Monday, January 4, 2010

Desert? Dessert?

Driving in the desert on the outskirts of Doha yesterday, these two very friendly Qatari kids stop me and ask if they can help me at all. I said, "Nah, I'm just driving around." They asked if I wanted to see some birds. This sounded good. "Sure!" I said. So, I got into their little 4x4 and off we went. They took me to this little 'oasis' type place just up a dirt trail. They did not lie. The place was teeming with birds. I don't know what kind of birds they were exactly, but there were a lot of them. Ducks I recognized. They were the first I had seen in Qatar. Overhead, giant falcons cruised the skies looking down for food. A giant crane like bird lifted off from the tall reeds that ringed the water. Dragonflies darted around. The water was perfectly still. It was a green, watery paradise surrounded by miles of sand..

The one kid said something interesting to me. I said we had no deserts in Canada. He said "To us, if there is no desert, there is no life." To many, the desert is the opposite: void of life, a harsh place, brutal place.
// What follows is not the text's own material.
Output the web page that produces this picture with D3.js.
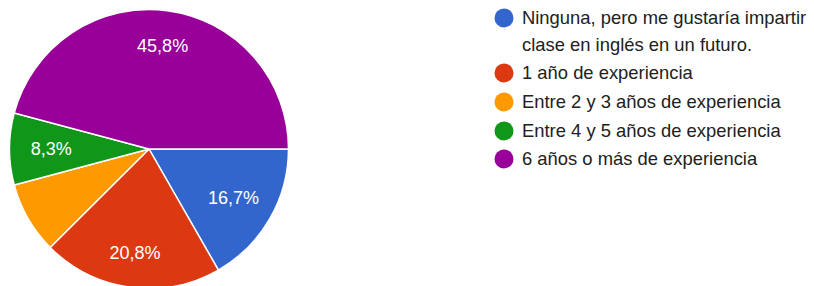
<!DOCTYPE html>
<html lang="es">
<head>
    <meta charset="UTF-8">
    <title>Años de experiencia</title>
    <script src="https://cdnjs.cloudflare.com/ajax/libs/d3/7.8.5/d3.min.js"></script>
    <style>
        body { margin: 0; padding: 0; background: #fff; }
        text { font-family: "Liberation Sans", Arial, sans-serif; }
        .slice-label { fill: #fff; font-size: 18px; }
        .legend text { fill: #212121; font-size: 18.4px; }
    </style>
</head>
<body>
    <div id="chart"></div>
    <script>
        const categories = [
            ["Ninguna, pero me gustaría impartir", "clase en inglés en un futuro."],
            ["1 año de experiencia"],
            ["Entre 2 y 3 años de experiencia"],
            ["Entre 4 y 5 años de experiencia"],
            ["6 años o más de experiencia"]
        ];
        const values = [16.7, 20.8, 8.3, 8.3, 45.8];
        const labels = ["16,7%", "20,8%", "", "8,3%", "45,8%"];
        const colors = ["#3366cc", "#dc3912", "#ff9900", "#109618", "#990099"];

        const width = 814, height = 286;
        const cx = 149, cy = 149, radius = 139.5;

        const svg = d3.select("#chart").append("svg")
            .attr("width", width)
            .attr("height", height);

        const pie = d3.pie()
            .sort(null)
            .startAngle(Math.PI / 2)
            .endAngle(Math.PI / 2 + 2 * Math.PI);

        const arc = d3.arc().innerRadius(0).outerRadius(radius);

        const g = svg.append("g").attr("transform", `translate(${cx},${cy})`);
        const arcs = pie(values);

        g.selectAll("path")
            .data(arcs)
            .enter().append("path")
            .attr("d", arc)
            .attr("fill", (d, i) => colors[i])
            .attr("stroke", "#fff")
            .attr("stroke-width", 1.5);

        // narrower slices get their label pulled in a bit
        function labelPos(d) {
            const span = d.endAngle - d.startAngle;
            const r = span > 1.2 ? radius * 0.75 : radius * 0.7;
            return d3.arc().innerRadius(r).outerRadius(r).centroid(d);
        }

        g.selectAll(".slice-label")
            .data(arcs)
            .enter().append("text")
            .attr("class", "slice-label")
            .attr("text-anchor", "middle")
            .attr("dy", "0.35em")
            .attr("transform", d => `translate(${labelPos(d)})`)
            .text((d, i) => labels[i]);

        // legend
        const legend = svg.append("g").attr("class", "legend");
        const rowY = [18, 73, 102, 131, 159];

        const item = legend.selectAll("g")
            .data(categories)
            .enter().append("g")
            .attr("transform", (d, i) => `translate(504,${rowY[i]})`);

        item.append("circle")
            .attr("r", 9.5)
            .attr("fill", (d, i) => colors[i]);

        item.append("text")
            .selectAll("tspan")
            .data(d => d)
            .enter().append("tspan")
            .attr("x", 18)
            .attr("y", (d, j) => j * 27)
            .attr("dy", "0.35em")
            .text(d => d);
    </script>
</body>
</html>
I remember being taught the difference between the spelling of 'desert' and 'dessert' in this way: 'dessert' has two s's because you want more, 'desert' has one s, because you want less. Deserts are graveyards, hot and dry, inhospitable. In movies and cartoons, the desert swallows up poor, delirious people who end up lost with no water, dragging their weakening tattered bodies as they hallucinate and see mirages.

Turns out that the desert isn't a wasteland. It can be a harsh place, but it is still filled with life. Where ever a bit of water can be found, a spot of shade can be seen, a small hole can be dug, and other food can be caught, there is life in the desert. Plants and animals have adapted, figuring out ways to survive and thrive, just as this kid knew how to use the desert for his benefit. He told me about hunting hares and birds. He would point out the birds that were particularly delicious as they flew off. As it turns out, he owns and trains falcons in the north of the peninsula. Falcons have been used for generations to hunt. He knows where to find animals, food, water. The desert sustains him and his family. It has kept his lineage alive for decades...even centuries.

This was an important meeting for me, personally. One can easily look at Doha and see a very shallow place. Big glassy buildings are going up everywhere. SUV's rule the roads. Money is in obvious abundance. It seems as though there is no traditional culture whatsoever. But, as it turns out, that isn't the case. The land is still important. Traditions are still very much alive. The desert still means life to many Qataris. I saw a different side to this country, and this culture...this complex culture, where things are never what they seem to be, and just when I think I have things figured out, I discover that I don't.


  1. Fascinating, Chris! Did you get any photos? I love following your Doha experience.
    Also, if you've not already seen it, you should see the Planet Earth 'Desert' episode.

  2. Ya, actually, I did get some pictures. I have to get them off of my camera. I'll post them when I get a chance...:) Glad you like to hear about Doha. If you are ever in the neighbourhood, be sure to stop in!!!!

    You know, I keep hearing so many good things about Planet Earth. I'll have to track it down!